## Request
Copy exactly, and only, the lines starting at the line with "Generate a web" and ending at the line with "const errorColors = ['#222222', '#222222', '#000000'];". Leave every picture out of the copy.

— start of Data to use —

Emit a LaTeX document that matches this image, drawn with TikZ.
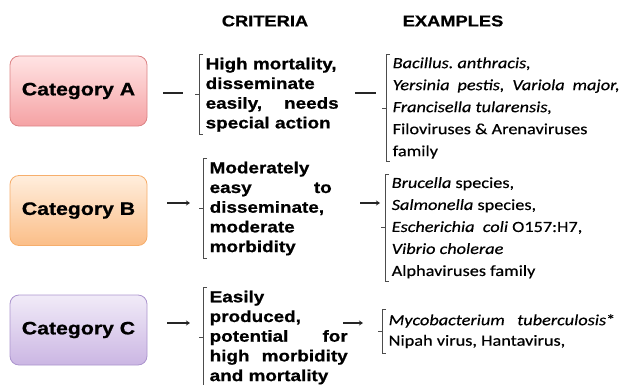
\documentclass[tikz,border=0pt]{standalone}
\usepackage{fontspec}
\setmainfont{Carlito}
\newfontfamily\critfont[FakeStretch=1.18, BoldFeatures={FakeBold=0.8}]{Liberation Sans}
\newfontfamily\exfont[FakeStretch=1.18, FakeBold=0.4]{Carlito}
\usepackage{tikz}
\usetikzlibrary{arrows.meta}
\definecolor{catAtop}{HTML}{FFE4E4}
\definecolor{catAbot}{HTML}{F5A2A4}
\definecolor{catAline}{HTML}{DC8486}
\definecolor{catBtop}{HTML}{FFEEDD}
\definecolor{catBbot}{HTML}{FBBE88}
\definecolor{catBline}{HTML}{F6AE6C}
\definecolor{catCtop}{HTML}{F1EBF8}
\definecolor{catCbot}{HTML}{CBB6E3}
\definecolor{catCline}{HTML}{AC95CE}
\newcommand{\spreadline}[2]{\makebox[#1][s]{#2}}

\begin{document}
\begin{tikzpicture}[x=1pt, y=-1pt,
    catbox/.style={rectangle, rounded corners=9pt, minimum width=137pt, minimum height=70pt, line width=0.8pt, font=\critfont\fontsize{18}{20}\selectfont\bfseries},
    crit/.style={anchor=north west, align=left, inner xsep=6.5pt, inner ysep=3pt, font=\critfont\fontsize{16}{19.7}\selectfont\bfseries},
    expl/.style={anchor=north west, align=left, inner xsep=6.5pt, inner ysep=3pt, font=\exfont\fontsize{15.5}{22}\selectfont},
    head/.style={font=\critfont\fontsize{15.5}{18}\selectfont\bfseries},
    link/.style={line width=2.6pt, draw=black!85},
    flow/.style={link, -{Stealth[length=4pt,width=5pt]}},
    brk/.style={draw=black!70, line width=0.9pt}
  ]
  \useasboundingbox (0,0) rectangle (623,385);

  % headings
  \node[head] (hCrit) at (265,21) {CRITERIA};
  \node[head] (hEx) at (453,21) {EXAMPLES};

  % categories
  \node[catbox, top color=catAtop, bottom color=catAbot, draw=catAline] (catA) at (78.5,91) {Category A};
  \node[catbox, top color=catBtop, bottom color=catBbot, draw=catBline] (catB) at (78.5,210.5) {Category B};
  \node[catbox, top color=catCtop, bottom color=catCbot, draw=catCline] (catC) at (78.5,330) {Category C};

  % criteria
  \node[crit, text width=133pt] (crA) at (199,54.5) {High mortality,\\ disseminate\\ \spreadline{133pt}{easily,\hfill needs}\\ special action};
  \node[crit, text width=122pt] (crB) at (203,158.5) {Moderately\\ \spreadline{122pt}{easy\hfill to}\\ disseminate,\\ moderate\\ morbidity};
  \node[crit, text width=138pt] (crC) at (203,287.5) {Easily\\ produced,\\ \spreadline{138pt}{potential\hfill for}\\ \spreadline{138pt}{high\hfill morbidity}\\ and mortality};

  % examples
  \node[expl] (exA) at (386,54.2) {\textit{Bacillus.\ anthracis,}\\ \spreadline{227pt}{\textit{Yersinia\hfill pestis,\hfill Variola\hfill major,}}\\ \textit{Francisella tularensis,}\\ Filoviruses \& Arenaviruses\\ family};
  \node[expl] (exB) at (385,174) {\textit{Brucella} species,\\ \textit{Salmonella} species,\\ \textit{Escherichia\ \ coli} O157:H7,\\ \textit{Vibrio cholerae}\\ Alphaviruses family};
  \node[expl, inner ysep=5pt, font=\exfont\fontsize{15.5}{20.5}\selectfont] (exC) at (382,309) {\textit{Mycobacterium\ \ \ tuberculosis}*\\ Nipah virus, Hantavirus,};

  % brackets
  \foreach \n in {crA,crB,crC,exA,exB,exC}
    \draw[brk] ([xshift=4pt]\n.north west) -- (\n.north west) -- (\n.south west) -- ([xshift=4pt]\n.south west)
      (\n.west) -- ([xshift=-4pt]\n.west);

  % connectors
  \coordinate (rowA) at (0,93);
  \coordinate (rowB) at (0,203);
  \coordinate (rowC) at (0,323);
  \draw[link, shorten <=16pt, shorten >=16pt] (catA.east |- rowA) -- (crA.west |- rowA);
  \draw[link, shorten <=10pt, shorten >=10pt] (crA.east |- rowA) -- (exA.west |- rowA);
  \draw[flow, shorten <=20pt, shorten >=13pt] (catB.east |- rowB) -- (crB.west |- rowB);
  \draw[flow, shorten <=22pt, shorten >=5pt] (crB.east |- rowB) -- (exB.west |- rowB);
  \draw[flow, shorten <=20pt, shorten >=13pt] (catC.east |- rowC) -- (crC.west |- rowC);
  \draw[flow, shorten <=-11pt, shorten >=19pt] (crC.east |- rowC) -- (exC.west |- rowC);
\end{tikzpicture}
\end{document}
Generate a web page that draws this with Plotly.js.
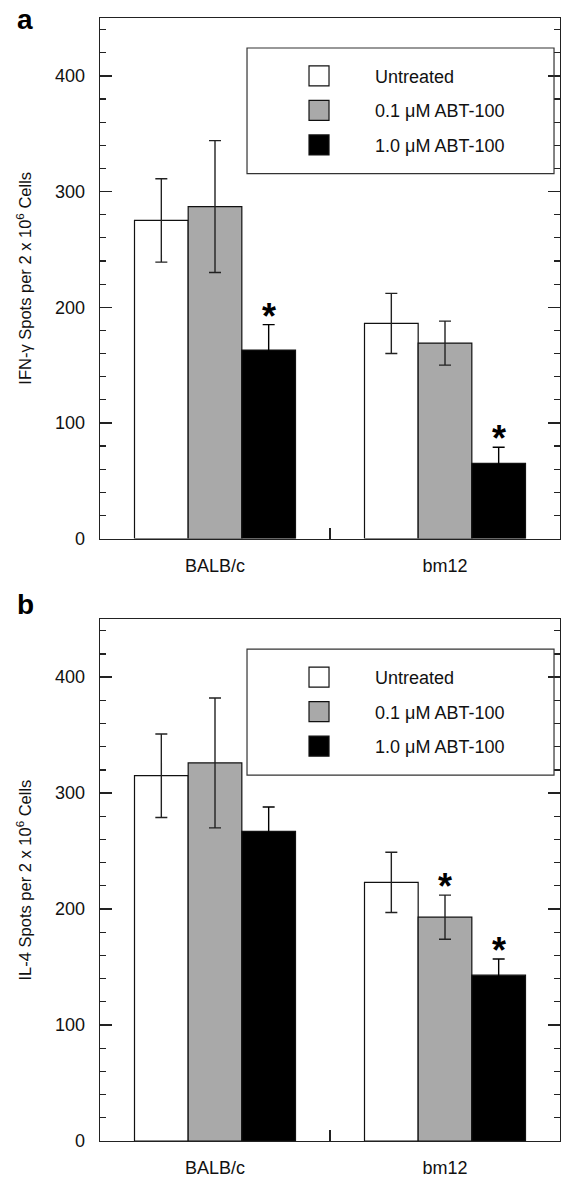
<!DOCTYPE html>
<html>
<head>
<meta charset="utf-8">
<script src="https://cdn.plot.ly/plotly-3.0.1.min.js"></script>
<style>
html,body{margin:0;padding:0;background:#fff;}
#chart{width:561px;height:1179px;}
</style>
</head>
<body>
<div id="chart"></div>
<script>
// ---- data ----
const categories = ['BALB/c', 'bm12'];
const seriesNames = ['Untreated', '0.1 \u03BCM ABT-100', '1.0 \u03BCM ABT-100'];
const seriesColors = ['#ffffff', '#a9a9a9', '#000000'];
const errorColors = ['#222222', '#222222', '#000000'];

// Panel a: IFN-γ spots
const ifnUntreated = [275, 186];
const ifnLow = [287, 169];
const ifnHigh = [163, 65];
const ifnUntreatedErr = [36, 26];
const ifnLowErr = [57, 19];
const ifnHighErr = [22, 14];
// significance flags (asterisk) per series, per category
const ifnStars = [[false, false], [false, false], [true, true]];

// Panel b: IL-4 spots
const il4Untreated = [315, 223];
const il4Low = [326, 193];
const il4High = [267, 143];
const il4UntreatedErr = [36, 26];
const il4LowErr = [56, 19];
const il4HighErr = [21, 14];
const il4Stars = [[false, false], [false, true], [false, true]];

const panelLetters = ['a', 'b'];
const yTitles = ['IFN-\u03B3 Spots per 2 x 10<sup>6</sup> Cells', 'IL-4 Spots per 2 x 10<sup>6</sup> Cells'];

// ---- styling ----
const FONT = 'Liberation Sans, Arial, Helvetica, sans-serif';
const INK = '#222222';
const BARGAP = 0.3;

const panels = [
  {means: [ifnUntreated, ifnLow, ifnHigh], errs: [ifnUntreatedErr, ifnLowErr, ifnHighErr], stars: ifnStars, xa: 'x', ya: 'y', legend: 'legend'},
  {means: [il4Untreated, il4Low, il4High], errs: [il4UntreatedErr, il4LowErr, il4HighErr], stars: il4Stars, xa: 'x2', ya: 'y2', legend: 'legend2'}
];

const traces = [];
const annotations = [];
const shapes = [];
const nSeries = seriesNames.length;
const barW = (1 - BARGAP) / nSeries;

panels.forEach((p, pi) => {
  for (let s = 0; s < nSeries; s++) {
    traces.push({
      type: 'bar',
      name: seriesNames[s],
      x: categories,
      y: p.means[s],
      xaxis: p.xa,
      yaxis: p.ya,
      legend: p.legend,
      legendgroup: 'g' + pi + s,
      marker: {color: seriesColors[s], line: {color: '#111', width: 1.2}},
      error_y: {type: 'data', array: p.errs[s], visible: true, color: errorColors[s], thickness: 1.4, width: 6},
      hoverinfo: 'skip'
    });
    for (let c = 0; c < categories.length; c++) {
      if (p.stars[s][c]) {
        annotations.push({
          xref: p.xa, yref: p.ya,
          x: c + (s - (nSeries - 1) / 2) * barW,
          y: p.means[s][c] + p.errs[s][c],
          text: '*', showarrow: false,
          xanchor: 'center', yanchor: 'bottom', yshift: -14,
          font: {family: FONT, size: 36, color: '#000', weight: 'bold'}
        });
      }
    }
  }
  // legend frame
  shapes.push({
    type: 'rect', xref: p.xa + ' domain', yref: p.ya + ' domain',
    x0: 0.3196, x1: 0.987, y0: 0.701, y1: 0.9424,
    line: {color: '#333', width: 1.2}, fillcolor: 'rgba(0,0,0,0)', layer: 'above'
  });
});

annotations.push({xref: 'paper', yref: 'paper', x: -0.184, y: 0.9991, xanchor: 'left', yanchor: 'middle',
  text: '<b>' + panelLetters[0] + '</b>', showarrow: false, font: {family: FONT, size: 28, color: '#000'}});
annotations.push({xref: 'paper', yref: 'paper', x: -0.184, y: 0.4774, xanchor: 'left', yanchor: 'middle',
  text: '<b>' + panelLetters[1] + '</b>', showarrow: false, font: {family: FONT, size: 28, color: '#000'}});

function xAxis(anchor) {
  return {
    anchor: anchor, domain: [0, 1], type: 'category', range: [-0.5, 1.5],
    showline: true, mirror: true, linecolor: INK, linewidth: 1.3,
    ticks: 'inside', tickson: 'boundaries', ticklen: 11, tickcolor: INK, tickwidth: 1.3,
    tickfont: {family: FONT, size: 18, color: '#111'}, ticklabelstandoff: 10,
    showgrid: false, zeroline: false, fixedrange: true
  };
}
function yAxis(anchor, domain, title) {
  return {
    anchor: anchor, domain: domain, range: [0, 450], tick0: 0, dtick: 100,
    showline: true, mirror: 'ticks', linecolor: INK, linewidth: 1.3,
    ticks: 'inside', ticklen: 12, tickcolor: INK, tickwidth: 1.3,
    minor: {dtick: 20, tick0: 0, ticks: 'inside', ticklen: 6, tickcolor: INK, tickwidth: 1.2, showgrid: false},
    tickfont: {family: FONT, size: 18, color: '#111'}, ticklabelstandoff: 10,
    showgrid: false, zeroline: false, fixedrange: true,
    title: {text: title, font: {family: FONT, size: 16.5, color: '#111'}, standoff: 19}
  };
}

function legendCfg(y) {
  return {
    x: 0.3196, y: y, xanchor: 'left', yanchor: 'top', xref: 'paper', yref: 'paper',
    bgcolor: 'rgba(0,0,0,0)', borderwidth: 0,
    font: {family: FONT, size: 18, color: '#111'},
    itemwidth: 102, indentation: 16, tracegroupgap: 8.1, traceorder: 'grouped',
    itemclick: false, itemdoubleclick: false
  };
}

const layout = {
  width: 561, height: 1179,
  margin: {l: 100, r: 1, t: 18, b: 37.7, pad: 0},
  paper_bgcolor: '#fff', plot_bgcolor: '#fff',
  font: {family: FONT, color: '#111'},
  barmode: 'group', bargap: BARGAP, bargroupgap: 0,
  showlegend: true,
  xaxis: xAxis('y'),
  yaxis: yAxis('x', [0.5364, 1], yTitles[0]),
  xaxis2: xAxis('y2'),
  yaxis2: yAxis('x2', [0, 0.4647], yTitles[1]),
  legend: legendCfg(0.9646),
  legend2: legendCfg(0.4293),
  annotations: annotations,
  shapes: shapes
};

Plotly.newPlot('chart', traces, layout, {staticPlot: true, displayModeBar: false}).then(function (gd) {
  // enlarge the legend swatches to match the reference (20x20 squares)
  gd.querySelectorAll('.legendpoints path').forEach(function (el) {
    el.setAttribute('d', 'M10,10H-10V-10H10Z');
  });
});
</script>
</body>
</html>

— end of Data to use —

## Answer to this problem
Generate a web page that draws this with Plotly.js.
<!DOCTYPE html>
<html>
<head>
<meta charset="utf-8">
<script src="https://cdn.plot.ly/plotly-3.0.1.min.js"></script>
<style>
html,body{margin:0;padding:0;background:#fff;}
#chart{width:561px;height:1179px;}
</style>
</head>
<body>
<div id="chart"></div>
<script>
// ---- data ----
const categories = ['BALB/c', 'bm12'];
const seriesNames = ['Untreated', '0.1 \u03BCM ABT-100', '1.0 \u03BCM ABT-100'];
const seriesColors = ['#ffffff', '#a9a9a9', '#000000'];
const errorColors = ['#222222', '#222222', '#000000'];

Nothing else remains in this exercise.